Regulations and ‘self-policing’
Texas’ lax regulatory standards and government-based oversight have come under attack recently. In one example, Dr. Tariq Mahmood, who made his fortune buying and running financially strapped hospitals, has been accused of rampant malpractice, fraudulent billing to the government and substandard care in his chain of small-town hospitals. Unvetted physicians were allowed to treat patients, doctors were found falling asleep on duty after being forced to work 24-hour shifts, and nurses filled patient medication at the unattended pharmacy without training or supervision. Mahmood is also accused of billing the government and the insurance companies for fraudulent conditions to boost revenues.
Mahmood’s hospitals are also accused of violating the Emergency Medical Treatment and Active Labor Act five times between April 2009 and February 2010 by refusing treatment to several critically ill patients and at least one woman in labor who was bleeding.

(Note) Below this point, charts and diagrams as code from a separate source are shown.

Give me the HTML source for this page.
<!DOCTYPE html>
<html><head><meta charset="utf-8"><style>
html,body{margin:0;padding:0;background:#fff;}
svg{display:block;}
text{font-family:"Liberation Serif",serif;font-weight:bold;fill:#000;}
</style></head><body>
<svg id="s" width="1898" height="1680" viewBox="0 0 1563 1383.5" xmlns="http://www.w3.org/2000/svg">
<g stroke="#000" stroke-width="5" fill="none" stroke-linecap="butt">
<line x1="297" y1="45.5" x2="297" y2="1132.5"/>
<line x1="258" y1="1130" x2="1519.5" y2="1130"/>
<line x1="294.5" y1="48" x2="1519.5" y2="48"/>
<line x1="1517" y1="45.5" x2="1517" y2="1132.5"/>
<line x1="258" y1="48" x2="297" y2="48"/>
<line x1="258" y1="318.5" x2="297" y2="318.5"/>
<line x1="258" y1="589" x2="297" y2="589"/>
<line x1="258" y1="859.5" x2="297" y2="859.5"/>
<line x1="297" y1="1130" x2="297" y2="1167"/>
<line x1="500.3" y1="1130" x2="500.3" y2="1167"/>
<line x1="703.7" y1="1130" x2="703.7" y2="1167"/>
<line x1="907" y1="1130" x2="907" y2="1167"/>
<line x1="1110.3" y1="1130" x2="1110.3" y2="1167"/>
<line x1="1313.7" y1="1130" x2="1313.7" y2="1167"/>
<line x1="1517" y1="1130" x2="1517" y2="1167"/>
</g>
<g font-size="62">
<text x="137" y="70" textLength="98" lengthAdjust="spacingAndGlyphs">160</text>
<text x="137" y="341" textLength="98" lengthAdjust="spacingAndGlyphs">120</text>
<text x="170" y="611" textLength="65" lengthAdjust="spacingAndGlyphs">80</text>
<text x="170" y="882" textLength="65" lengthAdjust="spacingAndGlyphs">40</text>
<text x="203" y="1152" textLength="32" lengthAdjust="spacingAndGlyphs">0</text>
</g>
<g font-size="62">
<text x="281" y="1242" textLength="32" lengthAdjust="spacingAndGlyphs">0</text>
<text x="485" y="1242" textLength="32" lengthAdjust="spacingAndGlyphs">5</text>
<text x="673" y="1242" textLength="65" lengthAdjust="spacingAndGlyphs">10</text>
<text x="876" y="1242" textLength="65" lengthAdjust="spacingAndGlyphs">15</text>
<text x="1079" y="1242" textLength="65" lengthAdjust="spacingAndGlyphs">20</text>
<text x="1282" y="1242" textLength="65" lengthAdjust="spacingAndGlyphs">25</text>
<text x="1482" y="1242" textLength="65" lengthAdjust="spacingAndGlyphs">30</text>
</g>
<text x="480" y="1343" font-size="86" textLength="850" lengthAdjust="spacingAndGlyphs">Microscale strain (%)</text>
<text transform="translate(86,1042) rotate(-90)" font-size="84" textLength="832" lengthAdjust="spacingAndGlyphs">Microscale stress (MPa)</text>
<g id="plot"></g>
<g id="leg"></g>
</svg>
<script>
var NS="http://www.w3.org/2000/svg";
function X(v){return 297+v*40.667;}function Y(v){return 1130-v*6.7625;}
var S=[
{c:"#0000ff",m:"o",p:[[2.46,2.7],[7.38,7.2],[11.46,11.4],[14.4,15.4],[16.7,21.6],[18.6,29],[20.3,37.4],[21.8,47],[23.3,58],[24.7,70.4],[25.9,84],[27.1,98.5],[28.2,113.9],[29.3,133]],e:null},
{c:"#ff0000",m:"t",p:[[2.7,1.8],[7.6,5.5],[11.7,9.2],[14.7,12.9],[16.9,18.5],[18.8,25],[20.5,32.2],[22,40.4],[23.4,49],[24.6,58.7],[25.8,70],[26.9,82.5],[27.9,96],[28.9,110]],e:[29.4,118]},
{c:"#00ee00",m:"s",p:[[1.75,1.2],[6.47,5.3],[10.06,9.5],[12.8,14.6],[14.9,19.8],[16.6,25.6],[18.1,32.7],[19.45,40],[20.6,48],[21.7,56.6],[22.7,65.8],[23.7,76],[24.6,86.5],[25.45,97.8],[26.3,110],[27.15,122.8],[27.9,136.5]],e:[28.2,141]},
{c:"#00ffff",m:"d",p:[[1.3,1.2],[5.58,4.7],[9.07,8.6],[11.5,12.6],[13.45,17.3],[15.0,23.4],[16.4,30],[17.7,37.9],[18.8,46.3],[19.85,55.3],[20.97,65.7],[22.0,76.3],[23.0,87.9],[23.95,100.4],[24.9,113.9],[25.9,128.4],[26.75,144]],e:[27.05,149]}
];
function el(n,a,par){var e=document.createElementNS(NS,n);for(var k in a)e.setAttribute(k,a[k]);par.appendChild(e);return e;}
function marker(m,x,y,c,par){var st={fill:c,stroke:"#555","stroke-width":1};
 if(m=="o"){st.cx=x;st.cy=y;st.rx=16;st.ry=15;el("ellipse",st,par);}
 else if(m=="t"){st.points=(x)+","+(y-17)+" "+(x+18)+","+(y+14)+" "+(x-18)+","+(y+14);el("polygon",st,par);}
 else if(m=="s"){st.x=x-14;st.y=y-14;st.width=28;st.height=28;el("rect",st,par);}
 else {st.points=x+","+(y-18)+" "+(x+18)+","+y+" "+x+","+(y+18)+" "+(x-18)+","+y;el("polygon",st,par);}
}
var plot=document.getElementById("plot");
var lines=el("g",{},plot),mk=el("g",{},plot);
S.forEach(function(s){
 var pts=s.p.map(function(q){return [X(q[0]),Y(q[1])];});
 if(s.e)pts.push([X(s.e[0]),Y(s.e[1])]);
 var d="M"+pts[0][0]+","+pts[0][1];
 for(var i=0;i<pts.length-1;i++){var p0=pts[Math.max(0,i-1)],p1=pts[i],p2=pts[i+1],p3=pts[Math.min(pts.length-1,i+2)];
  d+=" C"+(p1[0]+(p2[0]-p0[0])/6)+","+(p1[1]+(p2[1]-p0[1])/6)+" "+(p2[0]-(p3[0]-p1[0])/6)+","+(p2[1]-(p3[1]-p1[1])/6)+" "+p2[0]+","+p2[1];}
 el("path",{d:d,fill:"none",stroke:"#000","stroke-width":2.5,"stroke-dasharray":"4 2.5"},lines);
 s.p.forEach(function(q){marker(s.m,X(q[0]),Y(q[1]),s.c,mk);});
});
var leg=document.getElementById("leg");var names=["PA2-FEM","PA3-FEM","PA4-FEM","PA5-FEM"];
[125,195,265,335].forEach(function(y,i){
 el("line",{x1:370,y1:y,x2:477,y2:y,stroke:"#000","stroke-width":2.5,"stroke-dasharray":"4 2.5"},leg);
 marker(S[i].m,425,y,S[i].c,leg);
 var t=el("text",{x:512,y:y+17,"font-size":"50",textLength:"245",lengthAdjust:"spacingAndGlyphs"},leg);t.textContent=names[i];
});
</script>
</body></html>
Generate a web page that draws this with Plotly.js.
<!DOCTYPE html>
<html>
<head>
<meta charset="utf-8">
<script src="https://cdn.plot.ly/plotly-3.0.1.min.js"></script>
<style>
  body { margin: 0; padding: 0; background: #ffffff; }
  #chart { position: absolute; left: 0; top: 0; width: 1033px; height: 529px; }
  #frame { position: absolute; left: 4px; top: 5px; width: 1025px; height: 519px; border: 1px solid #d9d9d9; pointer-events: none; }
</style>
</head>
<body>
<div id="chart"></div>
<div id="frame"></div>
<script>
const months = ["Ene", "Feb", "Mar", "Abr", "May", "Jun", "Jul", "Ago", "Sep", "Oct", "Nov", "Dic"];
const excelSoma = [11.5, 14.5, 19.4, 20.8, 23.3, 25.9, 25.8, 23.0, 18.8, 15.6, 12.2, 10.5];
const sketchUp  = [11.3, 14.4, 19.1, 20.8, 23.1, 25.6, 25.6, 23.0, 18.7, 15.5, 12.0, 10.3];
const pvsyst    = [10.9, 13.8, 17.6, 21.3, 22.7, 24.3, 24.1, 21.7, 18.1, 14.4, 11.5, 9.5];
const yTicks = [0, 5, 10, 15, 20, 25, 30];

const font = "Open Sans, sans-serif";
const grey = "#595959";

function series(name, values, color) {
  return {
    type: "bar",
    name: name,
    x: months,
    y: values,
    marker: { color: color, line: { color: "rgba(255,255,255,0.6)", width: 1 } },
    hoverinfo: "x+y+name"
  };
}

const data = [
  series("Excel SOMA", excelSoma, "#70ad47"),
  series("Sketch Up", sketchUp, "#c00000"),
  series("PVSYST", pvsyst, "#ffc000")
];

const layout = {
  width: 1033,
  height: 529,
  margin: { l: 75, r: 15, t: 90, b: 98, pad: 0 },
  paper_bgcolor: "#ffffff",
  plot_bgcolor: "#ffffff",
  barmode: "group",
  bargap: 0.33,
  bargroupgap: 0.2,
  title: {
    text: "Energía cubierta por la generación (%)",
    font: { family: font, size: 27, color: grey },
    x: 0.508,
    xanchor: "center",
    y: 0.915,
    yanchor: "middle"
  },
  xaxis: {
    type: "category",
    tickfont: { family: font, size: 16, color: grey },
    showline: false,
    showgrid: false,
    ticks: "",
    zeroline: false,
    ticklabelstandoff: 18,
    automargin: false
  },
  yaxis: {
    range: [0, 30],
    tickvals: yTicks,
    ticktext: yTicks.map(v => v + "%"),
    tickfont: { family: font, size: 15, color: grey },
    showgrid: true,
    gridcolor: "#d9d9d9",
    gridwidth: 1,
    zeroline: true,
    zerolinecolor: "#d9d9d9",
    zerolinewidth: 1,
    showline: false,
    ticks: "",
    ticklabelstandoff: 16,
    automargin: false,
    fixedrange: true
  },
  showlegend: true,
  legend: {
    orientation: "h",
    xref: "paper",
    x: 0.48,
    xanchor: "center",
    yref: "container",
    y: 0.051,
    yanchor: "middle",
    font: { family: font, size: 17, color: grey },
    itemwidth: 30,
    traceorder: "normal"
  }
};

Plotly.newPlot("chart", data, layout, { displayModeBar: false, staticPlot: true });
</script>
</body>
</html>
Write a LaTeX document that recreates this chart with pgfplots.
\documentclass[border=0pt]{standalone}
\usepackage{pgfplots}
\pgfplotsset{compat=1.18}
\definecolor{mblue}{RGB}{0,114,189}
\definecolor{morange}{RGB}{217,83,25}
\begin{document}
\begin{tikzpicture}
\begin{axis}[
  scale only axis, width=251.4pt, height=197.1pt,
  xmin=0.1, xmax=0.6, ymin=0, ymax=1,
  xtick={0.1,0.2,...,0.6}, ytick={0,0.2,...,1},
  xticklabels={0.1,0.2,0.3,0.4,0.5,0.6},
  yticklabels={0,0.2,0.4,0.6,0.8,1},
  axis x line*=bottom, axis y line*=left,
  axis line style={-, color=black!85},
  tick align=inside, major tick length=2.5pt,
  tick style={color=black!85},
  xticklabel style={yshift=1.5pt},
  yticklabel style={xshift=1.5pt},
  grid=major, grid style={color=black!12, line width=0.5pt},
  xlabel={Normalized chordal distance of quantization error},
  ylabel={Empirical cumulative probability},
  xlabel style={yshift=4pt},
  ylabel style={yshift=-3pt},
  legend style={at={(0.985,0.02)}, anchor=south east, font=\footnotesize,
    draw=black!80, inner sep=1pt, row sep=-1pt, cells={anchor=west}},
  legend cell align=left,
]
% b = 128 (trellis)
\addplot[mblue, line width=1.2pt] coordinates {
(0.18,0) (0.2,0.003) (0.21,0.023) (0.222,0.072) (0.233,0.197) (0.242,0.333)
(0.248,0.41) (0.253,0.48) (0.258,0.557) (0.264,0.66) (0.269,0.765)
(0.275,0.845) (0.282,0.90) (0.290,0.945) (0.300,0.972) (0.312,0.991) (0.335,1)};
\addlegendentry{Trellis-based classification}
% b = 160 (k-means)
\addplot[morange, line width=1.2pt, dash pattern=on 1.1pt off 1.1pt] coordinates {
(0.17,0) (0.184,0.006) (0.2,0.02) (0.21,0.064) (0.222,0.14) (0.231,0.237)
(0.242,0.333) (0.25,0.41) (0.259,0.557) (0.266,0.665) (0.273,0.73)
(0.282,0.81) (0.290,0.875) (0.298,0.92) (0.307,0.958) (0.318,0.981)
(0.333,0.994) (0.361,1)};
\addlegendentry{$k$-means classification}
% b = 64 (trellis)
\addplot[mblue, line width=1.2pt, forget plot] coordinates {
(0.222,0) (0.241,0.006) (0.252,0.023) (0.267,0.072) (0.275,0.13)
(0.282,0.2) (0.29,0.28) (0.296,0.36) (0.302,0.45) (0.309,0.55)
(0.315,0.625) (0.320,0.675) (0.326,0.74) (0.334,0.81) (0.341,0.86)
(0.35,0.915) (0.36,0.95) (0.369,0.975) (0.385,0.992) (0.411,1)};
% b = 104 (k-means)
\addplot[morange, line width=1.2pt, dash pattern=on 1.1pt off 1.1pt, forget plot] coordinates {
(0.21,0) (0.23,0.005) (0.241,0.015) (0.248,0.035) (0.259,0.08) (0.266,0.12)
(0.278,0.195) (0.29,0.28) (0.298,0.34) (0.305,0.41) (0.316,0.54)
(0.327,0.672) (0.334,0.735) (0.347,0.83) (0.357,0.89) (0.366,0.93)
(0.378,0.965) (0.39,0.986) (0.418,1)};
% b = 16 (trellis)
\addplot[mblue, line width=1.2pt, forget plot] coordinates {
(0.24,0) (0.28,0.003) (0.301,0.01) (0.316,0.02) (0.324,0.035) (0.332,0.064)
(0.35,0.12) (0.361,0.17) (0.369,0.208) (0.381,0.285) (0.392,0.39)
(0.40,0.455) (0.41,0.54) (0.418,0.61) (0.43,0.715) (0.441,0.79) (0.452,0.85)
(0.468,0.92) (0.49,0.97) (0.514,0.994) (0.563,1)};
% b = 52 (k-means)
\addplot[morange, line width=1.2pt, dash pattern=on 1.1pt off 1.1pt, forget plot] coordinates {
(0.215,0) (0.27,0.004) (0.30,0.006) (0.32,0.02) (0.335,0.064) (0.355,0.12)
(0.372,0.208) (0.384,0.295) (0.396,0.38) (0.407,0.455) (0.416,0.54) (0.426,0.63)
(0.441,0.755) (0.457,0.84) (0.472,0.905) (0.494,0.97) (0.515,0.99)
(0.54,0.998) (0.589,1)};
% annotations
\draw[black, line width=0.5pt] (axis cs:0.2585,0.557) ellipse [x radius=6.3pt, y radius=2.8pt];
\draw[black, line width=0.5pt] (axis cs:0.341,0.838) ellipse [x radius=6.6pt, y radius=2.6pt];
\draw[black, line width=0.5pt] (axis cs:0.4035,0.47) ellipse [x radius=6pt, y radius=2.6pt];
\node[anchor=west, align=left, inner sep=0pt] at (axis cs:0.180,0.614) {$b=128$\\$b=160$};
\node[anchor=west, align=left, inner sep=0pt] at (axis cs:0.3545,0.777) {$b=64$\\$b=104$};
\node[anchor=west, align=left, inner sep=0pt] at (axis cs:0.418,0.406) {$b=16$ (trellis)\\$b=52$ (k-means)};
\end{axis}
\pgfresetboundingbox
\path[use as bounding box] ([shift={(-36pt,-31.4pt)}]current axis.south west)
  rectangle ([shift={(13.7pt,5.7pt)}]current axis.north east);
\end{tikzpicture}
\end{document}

The Texas state government finally intervened after four years — not because of patient safety, but for failure to pay property taxes. This is despite at least three suspicious patient deaths, according to records from the U.S. Centers for Medicare and Medicaid Services, and multiple whistleblowing attempts. Federal authorities charged Mahmood in April for $1.1 million in false Medicare and Medicaid billings. A trial has been set for August.
Mahmood was able to “slip through the cracks” due to a breakdown in the regulatory system. Federal regulators are not set up to proactively address hospital owners or problems in hospital networks.
“We just don’t have that authority,” said David Wright, deputy regional administrator for CMS, the federal agency that oversees state health departments’ inspections of federally funded hospitals. “We can only address problems in stand-alone facilities.”
On the state’s end, the regulatory system is designed to be reactive, with patient complaints triggering inspections. Internally triggered inspections are as much as eight years apart.
This creates a system in which the hospitals can “self-correct” themselves — initiating “corrective actions” to avoid sanctions and fines.
“We want to do what’s in the best interest of the patients, and our regulatory philosophy is to get hospitals into compliance,” said Carrie Williams, spokeswoman for the Texas Department of State Health Services. “We’re not in the business of shutting down hospitals. We will give them some leeway and work with them.”
This attitude of allowing private companies to police themselves has led to Texas having the highest number of workplace accidents leading to lost days of work in the nation and being 18th per capita for industrial deaths. A combination of state-based de-regulation and reliance on federal regulation have led to a situation in which a disproportionate number of industrial accidents are allowed to persist.
Among the list of major industrial accidents in Texas is the April 17 fertilizer plant explosion in West that left at least 11 dead and more than 150 injured. In 2004 and 2005, BP oil refinery explosions killed at least 16, and a 2000 Phillips petroleum explosion injured 71.